John "No Man is an Island" Donne
Seeing the sacred in the everyday calls for a new way of seeing for some of us.
A cursory glance will not suffice. Beating a path through one's to-do list in record time leaves little room for noticing our surroundings. When we live rushed, frantic lives, we miss too much.
In 1622, John Donne reflected on the miraculous in the everyday. Donne said that if the mundane occurrences all around us were rare, we'd be astonished.
If it were unique, we'd behold it with wonder! Think about that possibility.
The sky darkens with rolling clouds, thunder cracks the air, rain arrives, driving downward from the sky, and passes. A rainbow appears in the East. We pause a moment to catch a glimpse of it, then go about our business. We've seen rainbows before. If this sequence were done but once -- or even every 100 years -- we would stare in awe and wonder. We would try desperately to capture it and record it for others for they would otherwise find it incredulous.
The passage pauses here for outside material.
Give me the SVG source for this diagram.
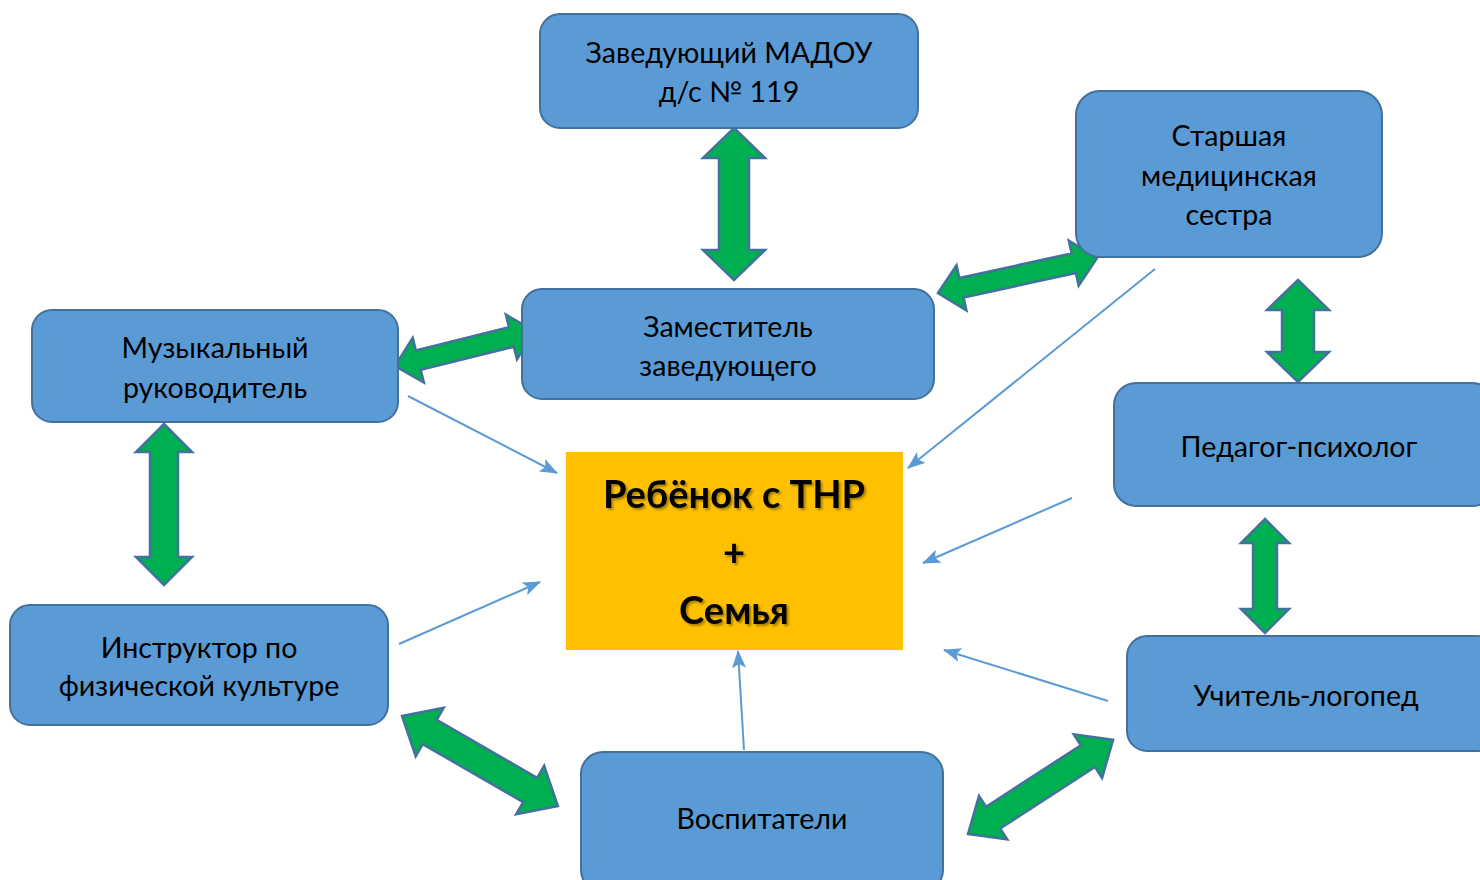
<svg xmlns="http://www.w3.org/2000/svg" width="1480" height="880" viewBox="0 0 1480 880">
<style>
.node rect{fill:#5B9BD5;stroke:#41719C;stroke-width:2}
.node text{font-family:Lato,"Liberation Sans",sans-serif;font-size:28.6px;fill:#000;text-anchor:middle;dominant-baseline:central}
.dbl{fill:#00B050;stroke:#41719C;stroke-width:2.5;stroke-linejoin:miter}
.thin{stroke:#5B9BD5;stroke-width:2;fill:none;marker-end:url(#ah)}
.center text{font-family:Lato,"Liberation Sans",sans-serif;font-size:38px;font-weight:bold;fill:#000;text-anchor:middle;dominant-baseline:central}
</style>
<defs>
<marker id="ah" markerUnits="userSpaceOnUse" markerWidth="20" markerHeight="16" refX="17" refY="7" orient="auto">
<path d="M0,0 L18,7 L0,14 L4,7 Z" fill="#5B9BD5"/>
</marker>
<filter id="sh" x="-10%" y="-10%" width="130%" height="130%">
<feDropShadow dx="2" dy="2" stdDeviation="1.2" flood-color="#000" flood-opacity="0.35"/>
</filter>
</defs>
<rect width="1480" height="880" fill="#fff"/>
<g id="connectors">
<line class="thin" x1="408" y1="396" x2="557" y2="473"/>
<line class="thin" x1="1155" y1="269" x2="908" y2="468"/>
<line class="thin" x1="1072" y1="498" x2="923" y2="563"/>
<line class="thin" x1="1108" y1="701" x2="944" y2="650"/>
<line class="thin" x1="744" y1="750" x2="738" y2="651"/>
<line class="thin" x1="399" y1="644" x2="540" y2="582"/>
<polygon class="dbl" transform="translate(734,128) rotate(90)" points="0,0 30,-31 30,-15 122,-15 122,-31 152,0 122,31 122,15 30,15 30,31"/>
<polygon class="dbl" transform="translate(395,366) rotate(-14)" points="0,0 24,-23 24,-10 120,-10 120,-23 144,0 120,23 120,10 24,10 24,23"/>
<polygon class="dbl" transform="translate(938,293) rotate(-12.4)" points="0,0 24,-23 24,-10 139,-10 139,-23 163,0 139,23 139,10 24,10 24,23"/>
<polygon class="dbl" transform="translate(1298,280) rotate(90)" points="0,0 30,-31 30,-16 72,-16 72,-31 102,0 72,31 72,16 30,16 30,31"/>
<polygon class="dbl" transform="translate(1265,519) rotate(90)" points="0,0 24,-24 24,-12 90,-12 90,-24 114,0 90,24 90,12 24,12 24,24"/>
<polygon class="dbl" transform="translate(164,424) rotate(90)" points="0,0 28,-28 28,-14 133,-14 133,-28 161,0 133,28 133,14 28,14 28,28"/>
<polygon class="dbl" transform="translate(402,716) rotate(30)" points="0,0 32,-28 32,-14 148,-14 148,-28 180,0 148,28 148,14 32,14 32,28"/>
<polygon class="dbl" transform="translate(968,834) rotate(-33)" points="0,0 30,-26 30,-13 143,-13 143,-26 173,0 143,26 143,13 30,13 30,26"/>
</g>
<g id="n-zaveduyushchiy" class="node">
<rect x="540" y="14" width="378" height="114" rx="20"/>
<text x="729" y="52">Заведующий МАДОУ</text>
<text x="729" y="91">д/с № 119</text>
</g>
<g id="n-zamestitel" class="node">
<rect x="522" y="289" width="412" height="110" rx="20"/>
<text x="728" y="326">Заместитель</text>
<text x="728" y="365">заведующего</text>
</g>
<g id="n-medsestra" class="node">
<rect x="1076" y="91" width="306" height="166" rx="24"/>
<text x="1229" y="135">Старшая</text>
<text x="1229" y="175">медицинская</text>
<text x="1229" y="214">сестра</text>
</g>
<g id="n-muz" class="node">
<rect x="32" y="310" width="366" height="112" rx="20"/>
<text x="215" y="347">Музыкальный</text>
<text x="215" y="387">руководитель</text>
</g>
<g id="n-psiholog" class="node">
<rect x="1114" y="383" width="380" height="123" rx="22"/>
<text x="1299" y="446">Педагог-психолог</text>
</g>
<g id="n-instruktor" class="node">
<rect x="10" y="605" width="378" height="120" rx="20"/>
<text x="199" y="647">Инструктор по</text>
<text x="199" y="685">физической культуре</text>
</g>
<g id="n-logoped" class="node">
<rect x="1127" y="636" width="370" height="115" rx="20"/>
<text x="1306" y="695">Учитель-логопед</text>
</g>
<g id="n-vospitateli" class="node">
<rect x="581" y="752" width="362" height="140" rx="22"/>
<text x="762" y="818">Воспитатели</text>
</g>
<g id="n-center" class="center">
<rect x="566" y="452" width="337" height="198" fill="#FFC000"/>
<g filter="url(#sh)">
<text x="734" y="493">Ребёнок с ТНР</text>
<text x="734" y="551">+</text>
<text x="734" y="609">Семья</text>
</g>
</g>
</svg>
But, it's just another spring rain. And so we move on without noticing.
How many times do we do this? The sun rises and sets each day. Glorious colors fill the sky, and we fail to lift our eyes. It's just another day.
Some will protest that our lives would grind to a halt if we beheld the wonder in the natural world, the miraculous in the everyday. I think not. Rather, I believe our lives would be greatly enhanced by a new awareness of all that we fail to notice when we move through life on autopilot. Our senses would be heightened and our hearts attuned to subtleties only perceived by those who choose to look carefully.
It takes no more time to live with an eye for wonder, but it does take desire. And living into our heart's desire infuses our time with intensity and meaning. I thought about the simple acts of nature that rolled into today's welcome summer rain, and gave thanks.
John Donne, 1572-1631, Jacobean metaphysical writer of songs, poems, sermons and translations.